Rewiring my brain for rest

I know wholeheartedly that I do my very best work when I prioritise rest. I am more productive, more efficient, more creative and more motivated when I give my brain the opportunity to switch off every now and then, and yet, whenever the to do list feels too much, my default action is to spend more time chained to the desk.

I’m trying to rewire my brain at the moment to choose rest over hustle when the going gets tough, as well as building rest into my routine as a non-negotiable. That means set bed times, half an hour each evening for reading, and leaving time in my diary to binge watch Netflix. I’m slowly learning that sometimes doing nothing is the very best thing for business.

Untangling work from worth

I think one of the reasons why I struggle so much with workaholic tendencies is that I’ve always assimilated work with worth. We live in a society that rewards hard work, and it’s certainly something I was taught to value by my family too. But along the way I’ve let my self worth become too enmeshed with how hard I work.

The way I’m trying to get around this is to start to unhook from that external praise and build a better sense of worth on my own terms. It’s not a straightforward process by any means, but I’m trying to give more weight to my own needs and feelings, while also remembering that I can be a better friend, family member and colleague when I’m not completely frazzled.

Leaning into the other parts of my identity

For as long as I can remember, being a bit of a workaholic has been such a huge part of my identity. I’ve always been the girl who did well in exams, or the girl who was ambitious in her career. I’ve been the colleague who could be counted on to pick up the slack, or the friend who always had one eye on her emails.

But I don’t want that to be the biggest part of my identity anymore. I don’t want “hard worker” to be the most interesting part of my personality, and so I’ve been leaning into the other parts of my identity. I’ve been remembering what it feels like to be the bookworm, or the travel addict, or the city girl who not so secretly prefers the countryside. Leaning into these different parts of my personality has reminded me that I am so much more than my work.
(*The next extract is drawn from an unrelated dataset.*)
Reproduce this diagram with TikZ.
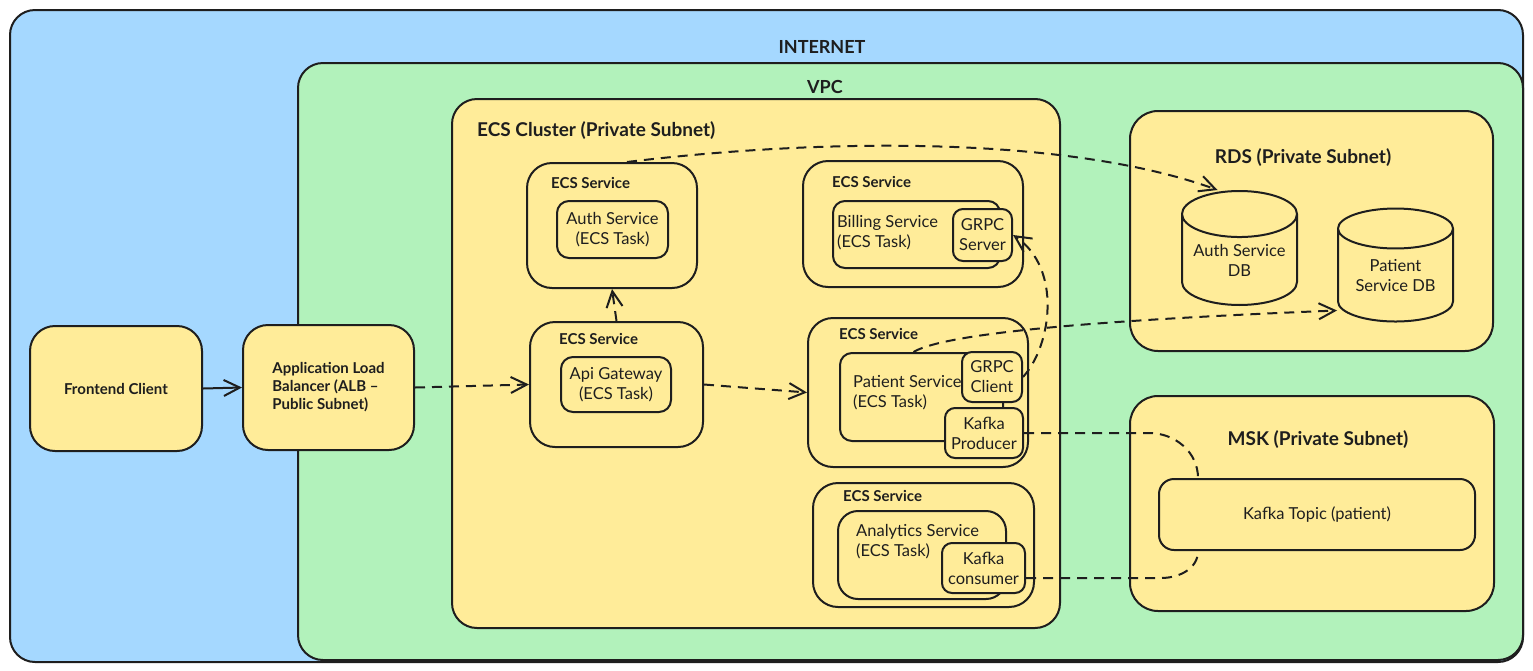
\documentclass[tikz,border=0pt]{standalone}
\usepackage{fontspec}
\setmainfont{Lato}
\usetikzlibrary{positioning, arrows.meta, shapes.geometric}
\definecolor{netblue}{HTML}{A5D8FF}
\definecolor{vpcgreen}{HTML}{B2F2BB}
\definecolor{zoneyellow}{HTML}{FFEC99}
\definecolor{ink}{HTML}{1E1E1E}

\begin{document}
\begin{tikzpicture}[x=1pt, y=-1pt, line join=round,
    box/.style={draw=ink, line width=2pt, fill=zoneyellow, rounded corners=#1,
      inner sep=0pt, align=center, text=ink, font=\fontsize{16.5}{20}\selectfont},
    box/.default=12pt,
    dbase/.style={cylinder, shape border rotate=90, aspect=0.5, draw=ink, line width=2pt,
      fill=zoneyellow, inner sep=0pt, align=center, text=ink, font=\fontsize{16.5}{20}\selectfont},
    heading/.style={inner sep=0pt, text=ink, font=\bfseries\fontsize{19}{22}\selectfont},
    svctitle/.style={inner sep=0pt, anchor=west, text=ink, font=\bfseries\fontsize{15}{18}\selectfont},
    tasktext/.style={inner sep=0pt, anchor=west, align=left, text=ink, font=\fontsize{16.5}{20}\selectfont},
    flow/.style={draw=ink, line width=2pt, -{Straight Barb[length=16pt, width=16pt]}},
    dflow/.style={flow, dash pattern=on 10pt off 7pt},
    link/.style={draw=ink, line width=2pt, dash pattern=on 10pt off 7pt}]

\useasboundingbox (0,0) rectangle (1533,670);

% outer zones
\node[box=25pt, fill=netblue, minimum width=1513pt, minimum height=652pt] (internet) at (766.5,336) {};
\node[heading, font=\bfseries\fontsize{18}{22}\selectfont] (internet-title) at (822,47) {INTERNET};
\node[box=25pt, fill=vpcgreen, minimum width=1225pt, minimum height=597pt] (vpc) at (910.5,361.5) {};
\node[heading, font=\bfseries\fontsize{18}{22}\selectfont] (vpc-title) at (825,87) {VPC};

% clients
\node[box=25pt, minimum width=172pt, minimum height=125pt, font=\bfseries\fontsize{15}{18}\selectfont] (frontend) at (116,388.5) {Frontend Client};
\node[box=25pt, minimum width=171pt, minimum height=125pt, align=left, font=\bfseries\fontsize{15}{18}\selectfont] (alb) at (328.5,387.5) {Application Load\\Balancer (ALB –\\Public Subnet)};

% ECS cluster
\node[box=25pt, minimum width=608pt, minimum height=529pt] (cluster) at (756,363.5) {};
\node[heading, anchor=west] (cluster-title) at (477,131) {ECS Cluster (Private Subnet)};

\node[box=25pt, minimum width=170pt, minimum height=125pt] (authsvc) at (612,225.5) {};
\node[svctitle] (authsvc-title) at (551,183) {ECS Service};
\node[box, minimum width=111pt, minimum height=57pt] (authtask) at (612.5,229.5) {Auth Service\\(ECS Task)};

\node[box=25pt, minimum width=220pt, minimum height=126pt] (billsvc) at (913,224) {};
\node[svctitle] (billsvc-title) at (832,182) {ECS Service};
\node[box, minimum width=167pt, minimum height=67pt] (billtask) at (916.5,234.5) {};
\node[tasktext] (billtask-text) at (837,233) {Billing Service\\(ECS Task)};
\node[box=10pt, minimum width=59pt, minimum height=52pt] (grpcsrv) at (982.5,235) {GRPC\\Server};

\node[box=25pt, minimum width=173pt, minimum height=125pt] (gwsvc) at (616.5,384.5) {};
\node[svctitle] (gwsvc-title) at (559,339) {ECS Service};
\node[box, minimum width=110pt, minimum height=55pt] (gwtask) at (616,384.5) {Api Gateway\\(ECS Task)};

\node[box=25pt, minimum width=220pt, minimum height=149pt] (patsvc) at (918,392.5) {};
\node[svctitle] (patsvc-title) at (839,334) {ECS Service};
\node[box, minimum width=163pt, minimum height=88pt] (pattask) at (921.5,397) {};
\node[tasktext] (pattask-text) at (853,393) {Patient Service\\(ECS Task)};
\node[box=10pt, minimum width=60pt, minimum height=50pt] (grpccli) at (992,377) {GRPC\\Client};
\node[box=10pt, minimum width=78pt, minimum height=50pt] (kprod) at (984,433) {Kafka\\Producer};

\node[box=25pt, minimum width=221pt, minimum height=124pt] (anasvc) at (923.5,545) {};
\node[svctitle] (anasvc-title) at (843,496) {ECS Service};
\node[box=20pt, minimum width=168pt, minimum height=88pt] (anatask) at (922,555) {};
\node[tasktext] (anatask-text) at (856,542) {Analytics Service\\(ECS Task)};
\node[box=10pt, minimum width=83pt, minimum height=50pt] (kcons) at (983.5,568) {Kafka\\consumer};

% RDS
\node[box=28pt, minimum width=363pt, minimum height=240pt] (rds) at (1311.5,231) {};
\node[heading] (rds-title) at (1303,158) {RDS (Private Subnet)};
\node[dbase, minimum width=115pt, minimum height=114pt] (authdb) at (1239.5,260) {Auth Service\\DB};
\node[dbase, minimum width=115pt, minimum height=113pt] (patdb) at (1395.5,275.5) {Patient\\Service DB};

% MSK
\node[box=28pt, minimum width=364pt, minimum height=215pt] (msk) at (1312,503.5) {};
\node[heading] (msk-title) at (1318,440) {MSK (Private Subnet)};
\node[box=15pt, minimum width=316pt, minimum height=71pt] (topic) at (1317,514.5) {Kafka Topic (patient)};

% connectors
\draw[flow] (frontend.east) -- (alb.west);
\draw[dflow] (alb.east) -- (gwsvc.west);
\draw[dflow] (gwsvc.north) -- (authsvc.south);
\draw[dflow] (gwsvc.east) -- (patsvc.west);
\draw[dflow] ([xshift=15pt]authsvc.north) .. controls (850,135) and (1080,140) .. ([xshift=-22pt]authdb.north);
\draw[dflow] ([xshift=-8pt]pattask.north) .. controls (950,330) and (1150,318) .. ([yshift=-35pt]patdb.west);
\draw[dflow] (grpccli.east) .. controls (1052,345) and (1062,268) .. (grpcsrv.east);
\draw[link] (kprod.east) -- ++(125,0) to[out=0, in=90] ([xshift=40pt]topic.north west);
\draw[link] ([yshift=-10pt]kcons.east) -- ++(135,0) to[out=0, in=-90] ([xshift=40pt]topic.south west);

\end{tikzpicture}
\end{document}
Leaning into what feels good

And finally, I come back to what seems to be becoming a bit of a mantra for me this year - leaning into what feels good. It’s a simple idea, but one that I’ve found can be useful in so many situations, including this one. Quite simply, I’m giving myself permission to lean into what feels good at any given moment.

Sometimes what feels really good is sitting at my desk and doing some work I’m really proud of, and sometimes it’s curling up on the sofa with my book and a cup of tea. I’m trying to learn that both of those actions are equally valid, and that they each enrich my life in their own way.

What’s your relationship with work like? Do you struggle to switch off from work like I do, or are you better at finding a balance?